The Company can provide no assurance that sufficient debt or equity financing will be available on reasonable terms or at all to support its business growth and to respond to business challenges and failure to obtain sufficient debt or equity financing when required could have a material adverse effect on its business, prospects, financial condition, results of operations, and cash flows.

The Company expects to incur short-term losses and generate negative cash flow until it can produce sufficient revenues to cover its costs. The Company may never become profitable. Even if it does achieve profitability, the Company may be unable to sustain or increase its profitability in the future. For the reasons discussed in more detail below, there are substantial uncertainties associated with the Company achieving and sustaining profitability. The Company expects its cash reserves will be reduced due to future operating losses and working capital requirements, and it cannot provide certainty as to how long its cash reserves will last or that it will be able to access additional capital if and when necessary.

Any Additional Equity Financings May Be Dilutive to the Company's Existing Stockholders

If sufficient capital is not available, the Company may be required to delay, reduce the scope of, eliminate or divest one or more of its assets or products, any of which could have a material adverse effect on the Company's business, financial condition, prospects, or results of operations.
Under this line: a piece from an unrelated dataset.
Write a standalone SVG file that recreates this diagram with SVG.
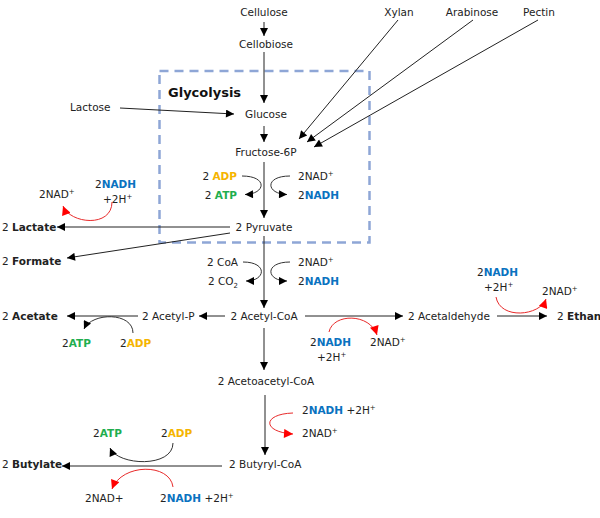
<svg xmlns="http://www.w3.org/2000/svg" width="600" height="518" viewBox="0 0 600 518">
<style>
text{font-family:"DejaVu Sans","Verdana",sans-serif;font-size:10.5px;fill:#222}
.b{font-weight:bold}
.adp{fill:#f5b400;font-weight:bold}
.atp{fill:#1fae4f;font-weight:bold}
.nadh{fill:#0a72c0;font-weight:bold}
.sup{font-size:7px}
.m{text-anchor:middle}
.e{text-anchor:end}
.ln{stroke:#222;stroke-width:1;fill:none;marker-end:url(#ah)}
.cv{stroke:#333;stroke-width:1;fill:none;marker-end:url(#ah)}
.rc{stroke:#e82a2a;stroke-width:1;fill:none;marker-end:url(#rh)}
</style>
<defs>
<marker id="ah" viewBox="0 0 10 10" refX="10" refY="5" markerWidth="10" markerHeight="8" markerUnits="userSpaceOnUse" orient="auto"><path d="M0,0L10,5L0,10z" fill="#000"/></marker>
<marker id="rh" viewBox="0 0 10 10" refX="10" refY="5" markerWidth="10" markerHeight="9" markerUnits="userSpaceOnUse" orient="auto"><path d="M0,0L10,5L0,10z" fill="#f00"/></marker>
</defs>
<rect id="glycolysis-box" x="159.5" y="71" width="210" height="171.5" fill="none" stroke="#8ea6d6" stroke-width="2.5" stroke-dasharray="9,6"/>
<text class="b" x="168" y="97" style="font-size:13px;fill:#111">Glycolysis</text>

<g id="connectors">
<line class="ln" x1="264" y1="22" x2="264" y2="36"/>
<line class="ln" x1="264" y1="52" x2="264" y2="103"/>
<line class="ln" x1="120" y1="108" x2="234" y2="114"/>
<line class="ln" x1="264" y1="126" x2="264" y2="142"/>
<line class="ln" x1="398" y1="20" x2="299" y2="139"/>
<line class="ln" x1="473" y1="20" x2="307" y2="142"/>
<line class="ln" x1="538" y1="20" x2="314" y2="147"/>
<line class="ln" x1="264" y1="162" x2="264" y2="218"/>
<path class="cv" d="M242,176 C268,176 266,194 245,194.5"/>
<path class="cv" d="M290,176 C264,176 266,194 287,194.5"/>
<line class="ln" x1="230" y1="227" x2="57" y2="227"/>
<line class="ln" x1="230" y1="233" x2="67" y2="258"/>
<path class="rc" d="M112,202 C112,228 70,224 63,206"/>
<line class="ln" x1="264" y1="236" x2="264" y2="308"/>
<path class="cv" d="M243,262 C268,262 266,281 246,281"/>
<path class="cv" d="M290,262 C264,262 266,281 287,281"/>
<line class="ln" x1="225" y1="316" x2="199" y2="316"/>
<line class="ln" x1="138" y1="316" x2="67" y2="316"/>
<path class="cv" d="M133,333 C133,312 92,312 84,329"/>
<line class="ln" x1="305" y1="316" x2="403" y2="316"/>
<path class="rc" d="M329,332 C333,313 370,313 377,335"/>
<line class="ln" x1="497" y1="316" x2="547" y2="316"/>
<path class="rc" d="M496,297 C500,320 540,316 546,299"/>
<line class="ln" x1="264" y1="328" x2="264" y2="370"/>
<line class="ln" x1="265" y1="395" x2="265" y2="455"/>
<path class="rc" d="M293,413 C262,414 262,432 293,434"/>
<line class="ln" x1="222" y1="466" x2="62" y2="466"/>
<path class="cv" d="M173,443 C173,468 118,466 110,448"/>
<path class="rc" d="M173,487 C170,463 122,463 112,489"/>
</g>

<g id="cellulose"><text class="m" x="264" y="16">Cellulose</text></g>
<g id="cellobiose"><text class="m" x="266" y="48">Cellobiose</text></g>
<g id="xylan"><text class="m" x="399" y="16">Xylan</text></g>
<g id="arabinose"><text class="m" x="472" y="16">Arabinose</text></g>
<g id="pectin"><text class="m" x="539" y="16">Pectin</text></g>
<g id="lactose"><text x="70" y="111">Lactose</text></g>
<g id="glucose"><text class="m" x="266" y="118">Glucose</text></g>
<g id="fructose"><text class="m" x="266" y="156">Fructose-6P</text></g>
<g id="glyc-atp">
<text class="e" x="237" y="180">2 <tspan class="adp">ADP</tspan></text>
<text class="e" x="237" y="199">2 <tspan class="atp">ATP</tspan></text>
</g>
<g id="glyc-nadh">
<text x="298" y="180">2NAD<tspan class="sup" dy="-4">+</tspan></text>
<text x="298" y="199">2<tspan class="nadh">NADH</tspan></text>
</g>
<g id="pyruvate"><text class="m" x="264" y="231">2 Pyruvate</text></g>
<g id="lactate"><text x="2" y="231">2 <tspan class="b">Lactate</tspan></text></g>
<g id="lactate-cofactors">
<text x="39" y="198">2NAD<tspan class="sup" dy="-4">+</tspan></text>
<text x="95" y="188">2<tspan class="nadh">NADH</tspan></text>
<text x="103" y="203">+2H<tspan class="sup" dy="-4">+</tspan></text>
</g>
<g id="formate"><text x="2" y="265">2 <tspan class="b">Formate</tspan></text></g>
<g id="pdh-left">
<text class="e" x="238" y="266">2 CoA</text>
<text class="e" x="238" y="285">2 CO<tspan class="sup" dy="3">2</tspan></text>
</g>
<g id="pdh-right">
<text x="298" y="266">2NAD<tspan class="sup" dy="-4">+</tspan></text>
<text x="298" y="285">2<tspan class="nadh">NADH</tspan></text>
</g>
<g id="acetyl-coa"><text class="m" x="264" y="320">2 Acetyl-CoA</text></g>
<g id="acetyl-p"><text x="142" y="320">2 Acetyl-P</text></g>
<g id="acetate"><text x="2" y="320">2 <tspan class="b">Acetate</tspan></text></g>
<g id="acetate-cofactors">
<text x="62" y="347">2<tspan class="atp">ATP</tspan></text>
<text x="120" y="347">2<tspan class="adp">ADP</tspan></text>
</g>
<g id="acetaldehyde"><text x="408" y="320">2 Acetaldehyde</text></g>
<g id="acetaldehyde-cofactors">
<text x="310" y="346">2<tspan class="nadh">NADH</tspan></text>
<text x="317" y="361">+2H<tspan class="sup" dy="-4">+</tspan></text>
<text x="370" y="346">2NAD<tspan class="sup" dy="-4">+</tspan></text>
</g>
<g id="ethanol"><text x="557" y="320">2 <tspan class="b">Ethanol</tspan></text></g>
<g id="ethanol-cofactors">
<text x="477" y="276">2<tspan class="nadh">NADH</tspan></text>
<text x="484" y="291">+2H<tspan class="sup" dy="-4">+</tspan></text>
<text x="542" y="295">2NAD<tspan class="sup" dy="-4">+</tspan></text>
</g>
<g id="acetoacetyl-coa"><text class="m" x="266" y="385">2 Acetoacetyl-CoA</text></g>
<g id="acetoacetyl-cofactors">
<text x="302" y="414">2<tspan class="nadh">NADH</tspan> +2H<tspan class="sup" dy="-4">+</tspan></text>
<text x="302" y="437">2NAD<tspan class="sup" dy="-4">+</tspan></text>
</g>
<g id="butyryl-coa"><text x="229" y="468">2 Butyryl-CoA</text></g>
<g id="butylate"><text x="2" y="468">2 <tspan class="b">Butylate</tspan></text></g>
<g id="butylate-cofactors">
<text x="93" y="437">2<tspan class="atp">ATP</tspan></text>
<text x="161" y="437">2<tspan class="adp">ADP</tspan></text>
<text x="85" y="502">2NAD+</text>
<text x="160" y="502">2<tspan class="nadh">NADH</tspan> +2H<tspan class="sup" dy="-4">+</tspan></text>
</g>
</svg>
The Company Has Broad Discretion Over the Use of Net Proceeds

The Company will have broad discretion over the use of the net proceeds from any future capital raises. Because of the number and variability of factors that will determine the Company's use of such proceeds,

the ultimate use might vary substantially from the planned use. Investors may not agree with how the Company allocates or spends the proceeds from future capital raises. The Company may pursue collaborations that ultimately do not result in an increase in the market value of the common shares and that instead increase the Company's losses.

Currency Fluctuations

Fluctuations in the exchange rate between the United States dollar, other currencies and the Canadian dollar may have a material effect on the Company's results of operations. To date, the Company has not engaged in exchange rate-hedging activities. To the extent that the Company may seek to implement hedging techniques in the future with respect to its foreign currency transactions, there can be no assurance that the Company will be successful in such hedging activities.
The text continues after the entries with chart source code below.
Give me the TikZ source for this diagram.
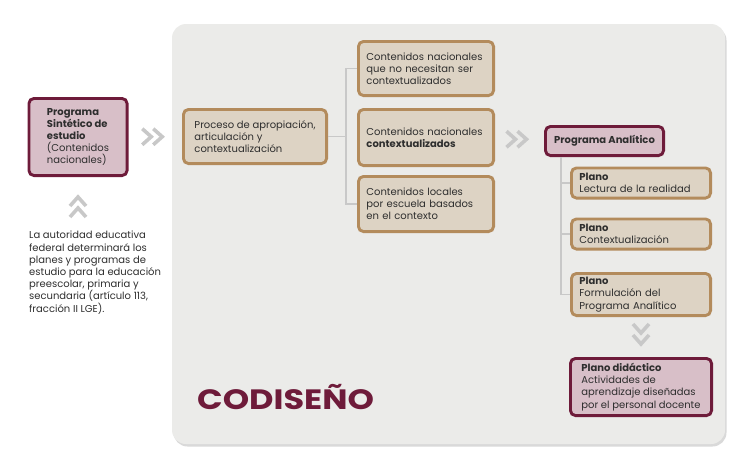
\documentclass[tikz,border=0pt]{standalone}
\usepackage{fontspec}
\setmainfont{Poppins}
\newfontfamily\anchafont[FakeStretch=1.2]{Poppins}
\usetikzlibrary{calc,shadows}

\definecolor{granate}{HTML}{6E1B3A}
\definecolor{rosa}{HTML}{D8BFC8}
\definecolor{cafe}{HTML}{B38B5C}
\definecolor{arena}{HTML}{DDD3C4}
\definecolor{panelgris}{HTML}{EBEBE9}
\definecolor{linea}{HTML}{C8C8C8}
\definecolor{texto}{HTML}{2E2E2E}

\tikzset{
  caja/.style={rectangle, rounded corners=5pt, line width=2.9pt, align=left,
    inner xsep=8pt, inner ysep=3pt, text=texto,
    font=\fontsize{10}{12.2}\selectfont},
  cajacafe/.style={caja, draw=cafe, fill=arena},
  cajagranate/.style={caja, draw=granate, fill=rosa},
  rama/.style={draw=linea, line width=1.3pt},
  pics/flechas/.style={code={
    \draw[linea, line width=3.6pt] (-13,-8) -- (-4,0) -- (-13,8)
      (-2,-8) -- (7,0) -- (-2,8);}}
}

\begin{document}
\begin{tikzpicture}[x=1pt, y=-1pt]
\useasboundingbox (0,0) rectangle (732,458);

% fondo
\path[fill=panelgris, rounded corners=14pt,
  drop shadow={shadow xshift=1.5pt, shadow yshift=-2.5pt, opacity=.3}]
  (172,24) rectangle (725,444);

\node[cajagranate, minimum width=98.1pt, minimum height=77.1pt] (sint) at (78,137)
  {\textbf{Programa}\\\textbf{Sintético de}\\\textbf{estudio}\\(Contenidos\\nacionales)};
\node[anchor=north west, inner sep=0pt, align=left, text=texto,
  font=\fontsize{10}{12.2}\selectfont] (nota) at (29,231)
  {La autoridad educativa\\federal determinará los\\planes y programas de\\estudio para la educación\\preescolar, primaria y\\secundaria (artículo 113,\\fracción II LGE).};

\node[cajacafe, minimum width=143.1pt, minimum height=54.1pt] (proc) at (255,136.5)
  {Proceso de apropiación,\\articulación y\\contextualización};
\node[cajacafe, text width=119.1pt, minimum height=54.1pt] (c1) at (426,68.5)
  {Contenidos nacionales\\que no necesitan ser\\contextualizados};
\node[cajacafe, text width=119.1pt, minimum height=56.1pt] (c2) at (426,137.5)
  {Contenidos nacionales\\\textbf{contextualizados}};
\node[cajacafe, text width=119.1pt, minimum height=55.1pt] (c3) at (426,204)
  {Contenidos locales\\por escuela basados\\en el contexto};

\node[cajagranate, align=center, minimum width=118.1pt, minimum height=29.1pt] (analit) at (604.5,141)
  {\textbf{Programa Analítico}};
\node[cajacafe, text width=123.1pt, minimum height=30.1pt] (p1) at (641,183)
  {\textbf{Plano}\\Lectura de la realidad};
\node[cajacafe, text width=123.1pt, minimum height=30.1pt] (p2) at (641,234)
  {\textbf{Plano}\\Contextualización};
\node[cajacafe, text width=123.1pt, minimum height=42.1pt] (p3) at (641,294.5)
  {\textbf{Plano}\\Formulación del\\Programa Analítico};
\node[cajagranate, minimum width=141.1pt, minimum height=57.1pt] (didac) at (641,387)
  {\textbf{Plano didáctico}\\Actividades de\\aprendizaje diseñadas\\por el personal docente};

\node[anchor=base west, inner sep=0pt, text=granate,
  font=\anchafont\fontsize{28}{30}\selectfont\bfseries] (codi) at (197,409) {CODISEÑO};

% ramas
\coordinate (busA) at (346,0);
\coordinate (busB) at (561,0);
\draw[rama] (proc.east) -- (proc.east -| busA);
\draw[rama] (c1.west) -- (c1.west -| busA) -- (c3.west -| busA) -- (c3.west);
\draw[rama] (analit.south -| busB) -- (p3.west -| busB) -- (p3.west);
\draw[rama] (p1.west -| busB) -- (p1.west);
\draw[rama] (p2.west -| busB) -- (p2.west);

% flechas
\pic at ($(sint.east)!0.5!(proc.west)$) {flechas};
\pic at ($(c2.east)!0.5!(analit.west)$) {flechas};
\pic[rotate=90] at ($(sint.south)!0.5!(nota.north -| sint.south)$) {flechas};
\pic[rotate=-90] at ($(p3.south)!0.5!(didac.north)$) {flechas};
\end{tikzpicture}
\end{document}
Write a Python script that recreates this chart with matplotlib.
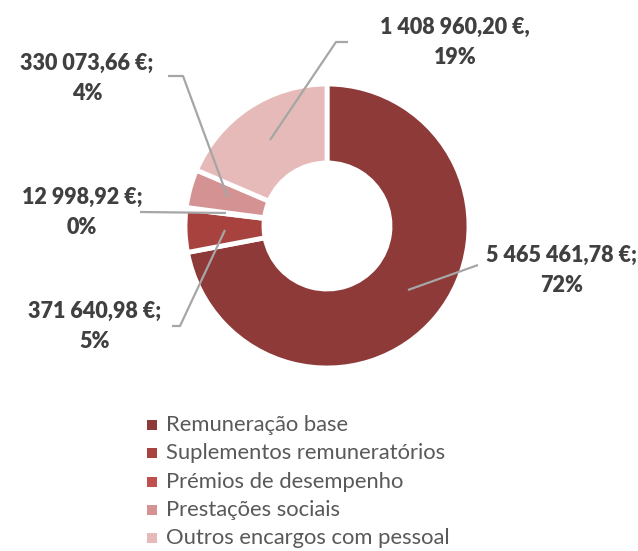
import matplotlib
matplotlib.use("Agg")
import matplotlib.pyplot as plt

categories = ["Remuneração base", "Suplementos remuneratórios", "Prémios de desempenho",
              "Prestações sociais", "Outros encargos com pessoal"]
values = [5465461.78, 371640.98, 12998.92, 330073.66, 1408960.20]
value_labels = ["5 465 461,78 €;", "371 640,98 €;", "12 998,92 €;", "330 073,66 €;", "1 408 960,20 €,"]
pct_labels = ["72%", "5%", "0%", "4%", "19%"]
colors = ["#8E3A39", "#A8423F", "#C0504D", "#D49392", "#E6BAB9"]

W, H = 638, 551
fig = plt.figure(figsize=(W / 100, H / 100), dpi=100)
ax = fig.add_axes([0, 0, 1, 1])

def Y(py):
    return H - py

cx, cy, R, r_in = 327, Y(226), 142, 63
ax.pie(values, colors=colors, startangle=90, counterclock=False, center=(cx, cy), radius=R,
       wedgeprops=dict(width=R - r_in, edgecolor="white", linewidth=3.5), frame=True)
ax.set_xlim(0, W)
ax.set_ylim(0, H)
ax.set_aspect("equal")
ax.axis("off")

# label placement (text centers, leader line paths) in pixel coordinates
label_pos = [(562, 255), (95, 311), (82, 197), (87, 63), (455, 27)]
leaders = [
    [(478, 265), (408, 290)],
    [(172, 326), (180, 326), (225, 230)],
    [(140, 212), (226, 213)],
    [(168, 76), (183, 76), (228, 198)],
    [(348, 42), (336, 42), (270, 140)],
]
lc = "#A6A6A6"
for (tx, ty), path, v, p in zip(label_pos, leaders, value_labels, pct_labels):
    xs = [q[0] for q in path]
    ys = [Y(q[1]) for q in path]
    ax.plot(xs, ys, color=lc, lw=1.6, solid_capstyle="butt")
    ax.text(tx, Y(ty), v, ha="center", va="center", fontsize=15.5, fontweight="heavy",
            color="#404040", family="Lato")
    ax.text(tx, Y(ty + 31), p, ha="center", va="center", fontsize=15.5, fontweight="heavy",
            color="#404040", family="Lato")

# legend
leg_y = [425, 453, 482, 510, 538]
for yy, c, name in zip(leg_y, colors, categories):
    ax.scatter([152], [Y(yy)], marker="s", s=60, color=c, linewidths=0)
    ax.text(166, Y(yy), name, ha="left", va="center", fontsize=15.8, color="#595959", family="Lato")

fig.savefig("out.png", dpi=100)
Stress in the global financial system may adversely affect the Company's finances and operations in ways that may be hard to predict or to defend against

Recent events have demonstrated that businesses and industries throughout the world are very tightly connected to each other. Thus, events seemingly unrelated to the Company, or to its industry, may adversely affect its finances or operations in ways that are hard to predict or defend against. For example, credit contraction in financial markets may hurt the Company's ability to access credit when it is needed or rapid changes in foreign exchange rates may adversely affect financial results. Finally, a reduction in credit, combined with reduced economic activity, may adversely affect businesses and industries that collectively constitute a significant portion of the Company's customer base. As a result, these customers may need to reduce their purchases of the Company's products, or there may be greater difficulty in receiving payment for the products that these customers purchase from the Company. Any of these events, or any other events caused by turmoil in world financial markets, may have a material adverse effect on the business, operating results, and financial condition.
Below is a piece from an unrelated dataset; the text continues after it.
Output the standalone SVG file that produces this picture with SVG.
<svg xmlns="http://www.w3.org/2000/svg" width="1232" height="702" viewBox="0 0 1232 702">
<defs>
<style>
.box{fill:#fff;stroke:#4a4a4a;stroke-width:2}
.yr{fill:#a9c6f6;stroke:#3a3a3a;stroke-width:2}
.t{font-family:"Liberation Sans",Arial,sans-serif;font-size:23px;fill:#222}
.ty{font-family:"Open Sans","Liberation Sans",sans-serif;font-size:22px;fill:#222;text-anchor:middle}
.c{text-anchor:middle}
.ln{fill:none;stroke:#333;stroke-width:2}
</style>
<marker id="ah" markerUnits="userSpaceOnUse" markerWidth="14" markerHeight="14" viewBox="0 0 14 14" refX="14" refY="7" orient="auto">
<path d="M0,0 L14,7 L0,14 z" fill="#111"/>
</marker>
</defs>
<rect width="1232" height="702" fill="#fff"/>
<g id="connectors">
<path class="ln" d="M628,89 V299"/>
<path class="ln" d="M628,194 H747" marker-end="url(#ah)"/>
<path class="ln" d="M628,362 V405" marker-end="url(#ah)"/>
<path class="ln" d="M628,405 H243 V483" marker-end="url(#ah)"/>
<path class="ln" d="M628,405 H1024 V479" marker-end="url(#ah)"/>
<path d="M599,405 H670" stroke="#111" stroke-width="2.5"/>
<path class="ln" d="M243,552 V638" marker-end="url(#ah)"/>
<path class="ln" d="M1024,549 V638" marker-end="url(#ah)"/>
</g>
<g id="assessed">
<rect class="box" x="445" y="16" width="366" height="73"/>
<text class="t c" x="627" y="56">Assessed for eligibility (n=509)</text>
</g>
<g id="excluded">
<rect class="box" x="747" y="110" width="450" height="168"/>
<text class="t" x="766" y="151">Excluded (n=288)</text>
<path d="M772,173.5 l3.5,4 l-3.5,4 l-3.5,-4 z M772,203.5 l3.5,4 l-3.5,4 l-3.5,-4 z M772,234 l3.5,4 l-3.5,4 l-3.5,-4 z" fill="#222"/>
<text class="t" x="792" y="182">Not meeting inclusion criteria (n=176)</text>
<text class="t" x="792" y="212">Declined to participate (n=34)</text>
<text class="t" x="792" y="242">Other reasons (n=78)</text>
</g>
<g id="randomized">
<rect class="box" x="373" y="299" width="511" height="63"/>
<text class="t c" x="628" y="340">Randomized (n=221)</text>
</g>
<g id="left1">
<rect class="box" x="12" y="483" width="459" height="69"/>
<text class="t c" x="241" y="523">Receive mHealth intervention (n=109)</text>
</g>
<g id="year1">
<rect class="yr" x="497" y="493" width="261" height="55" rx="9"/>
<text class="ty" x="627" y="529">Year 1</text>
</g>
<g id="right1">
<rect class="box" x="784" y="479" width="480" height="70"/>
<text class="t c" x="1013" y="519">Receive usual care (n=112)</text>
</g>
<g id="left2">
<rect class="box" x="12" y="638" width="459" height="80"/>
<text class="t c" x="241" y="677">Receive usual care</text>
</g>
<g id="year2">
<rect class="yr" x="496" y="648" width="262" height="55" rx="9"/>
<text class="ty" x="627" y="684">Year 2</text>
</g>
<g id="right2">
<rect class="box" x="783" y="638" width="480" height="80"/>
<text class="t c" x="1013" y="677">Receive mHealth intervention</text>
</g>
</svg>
Insurance and Uninsured Risks

The Company's business is subject to a number of risks and hazards including industrial accidents, labour disputes and changes in the regulatory environment. Such occurrences could result in damage to equipment, personal injury or death, monetary losses and possible legal liability. Although the Company maintains liability insurance in amounts which it considers adequate, the nature of these risks is such that liabilities might exceed policy limits, the liabilities and hazards might not be insurable, or the Company may elect not to insure against such liabilities due to high premium costs or other reasons, in which event the Company could incur significant costs that could have a materially adverse effect upon its financial position. The Company products will be used by military personnel in theaters-of-war and by its employees during testing and demonstrations to potential customers, which is inherently risky.

Risks Relating to the Ownership of Company Shares

Market Price of Company Shares and Volatility

The market price for the Company Shares may be volatile and subject to wide fluctuations in response to numerous factors, many of which are beyond the Company's control, including, but not limited to, the following: (i) actual or anticipated fluctuations in the Company's quarterly results of operations; (ii) recommendations by securities research analysts; (iii) changes in the economic performance or market valuations of other issuers that investors deem comparable to the Company; (iv) departure of executive

officers and other key personnel of the Company; (v) issuances or anticipated issuances of additional Company Shares; (vi) significant acquisitions or business combinations, strategic partnerships, joint ventures or capital commitments by or involving the Company or its competitors; and (vii) news reports relating to trends, concerns, technological or competitive developments, regulatory changes and other related issues in the Company's industry or target markets. Financial markets have historically experienced significant price and volume fluctuations that have particularly affected the market prices of equity securities of public entities and that have, in many cases, been unrelated to the operating performance, underlying asset values or prospects of such entities. Accordingly, the market price of the Company Shares may decline even if the Company's operating results, underlying asset values or prospects have not changed. Additionally, these factors, as well as other related factors, may cause decreases in asset values that are deemed to be other than temporary, which may result in impairment losses. There can be no assurance that continuing fluctuations in price and volume will not occur. If such increased levels of volatility and market turmoil continue for a protracted period of time, the trading price of the Company Shares may be materially adversely affected.

No Assurance of Active Market for Shares

KWESST Shares are listed on the TSX-V since September 22, 2020. There can be no assurance that an active and liquid market for the Company Shares will be maintained. Approximately 17.2 million or 40.8% of the outstanding Company Shares are currently subject to regulatory escrow imposed by the TSXV in connection with the Amalgamation. These escrow will gradually be lifted over a period ending on September 18, 2024.

If an active public market is not maintained, shareholders of the Company may have difficulty selling the Company Shares.